Re^4: Use Getopt::Long even if you don't think you need to

by Aristotle (Chancellor)
on May 26, 2008 at 08:41 UTC ( #688493=note: print w/ replies, xml ) Need Help??


in reply to Re^3: Use Getopt::Long even if you don't think you need to
in thread Use Getopt::Long even if you don't think you need to

So what you are trying to say is that people should hand-hack their option parsers just so they do not get into the temptation of using the command line to pull more weight than it can?

Or if not, and your argument is a different one, then what ever relevance does it have for this thread?

Makeshifts last the longest.


Comment on Re^4: Use Getopt::Long even if you don't think you need to
Re^5: Use Getopt::Long even if you don't think you need to
by BrowserUk (Pope) on May 26, 2008 at 09:59 UTC
    So what you are trying to say is that people should hand-hack their option parsers...

    No. You are the only one who's mentioned anything about "hand-hacking". I refer you to my earlier comment regarding "a lack of imagination".

    ... then what ever relevance does it have for this thread?

    Ditto. Relevance:

    Use [big thing] even if you think you only need [small thing]

    Use a trailer even if you think you only need to pick up a pint of milk occasionally.

    Use a Mack truck even if you are only picking the kids up from school.

    Use a Howitzer even if you are only swatting a fly.

    I deliberately didn't suggest any alternative, because the alternatives are already implicit in the title. Whatever you might have used that you are being encourage to drop in favour of GetOpt::Long, is one possibility.

    That might, for example, be GetOpt::Std. That's restricted to 62 options...sooo limiting...not.
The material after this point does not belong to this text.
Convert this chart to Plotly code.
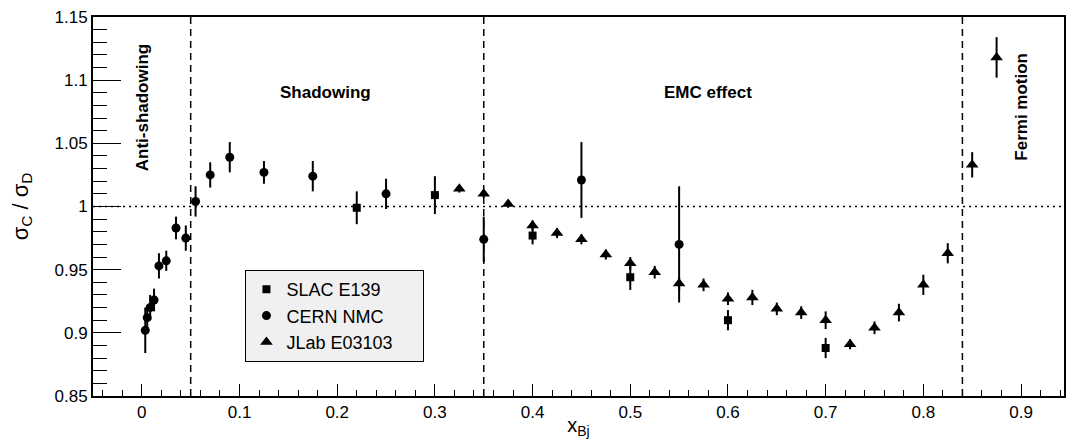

    Now you are considering responding with the old saw that: long options are more descriptive and easier to remember. And that is just plain wrong. (YAJ) What do you think --Wno_mudflaps does?

    Or in the context of a recursive HTTP download tool, what do you think the word 'spider' means? Now, how does what you think it means, fit with the description of the wget --spider switch: "don't download anything". Intuative?

    I, in common with thousands of others, use the command tar -xvf archive.tar on a regular basis. I could type that as tar --extract --verbose --file=archive.tar, but I don't. And nobody I know does. Why would we?

    Until I just looked them up I wasn't 100% certain that I knew what they actually did. But it doesn't matter, because I don't think of that as a command with three options. I think of it as as single command. It could, for all practical purposes be tar-xvf archive.tar.

    And don't take any of that to mean that I am pro-getopt::std per se. The whole 'command line switch options as sub-languages' is a (well documented) complete mess. But like many other ingrained ideas, the begats and seven days amongst them, it is unlikely to go away any time soon.


    Examine what is said, not who speaks -- Silence betokens consent -- Love the truth but pardon error.
    "Science is about questioning the status quo. Questioning authority".
    In the absence of evidence, opinion is indistinguishable from prejudice.

      I am sorry, but I fail to find any cohesive argument at all in your reply. Before this reply, I thought I understood you to be arguing a particular thing (“command line interfaces cannot carry too much complexity so don’t try to coerce them into complex jobs”), but now I no longer feel I understand at all what you think people should or shouldn’t do nor for what reason or absence thereof.

      If you want to argue any particular point, in the interest of clarity, please state it directly instead of leaving it as an exercise for the reader to infer from oblique references.

      Makeshifts last the longest.

        Sorry, but I don't know if its possible to make my argument any clearer than I've already made it.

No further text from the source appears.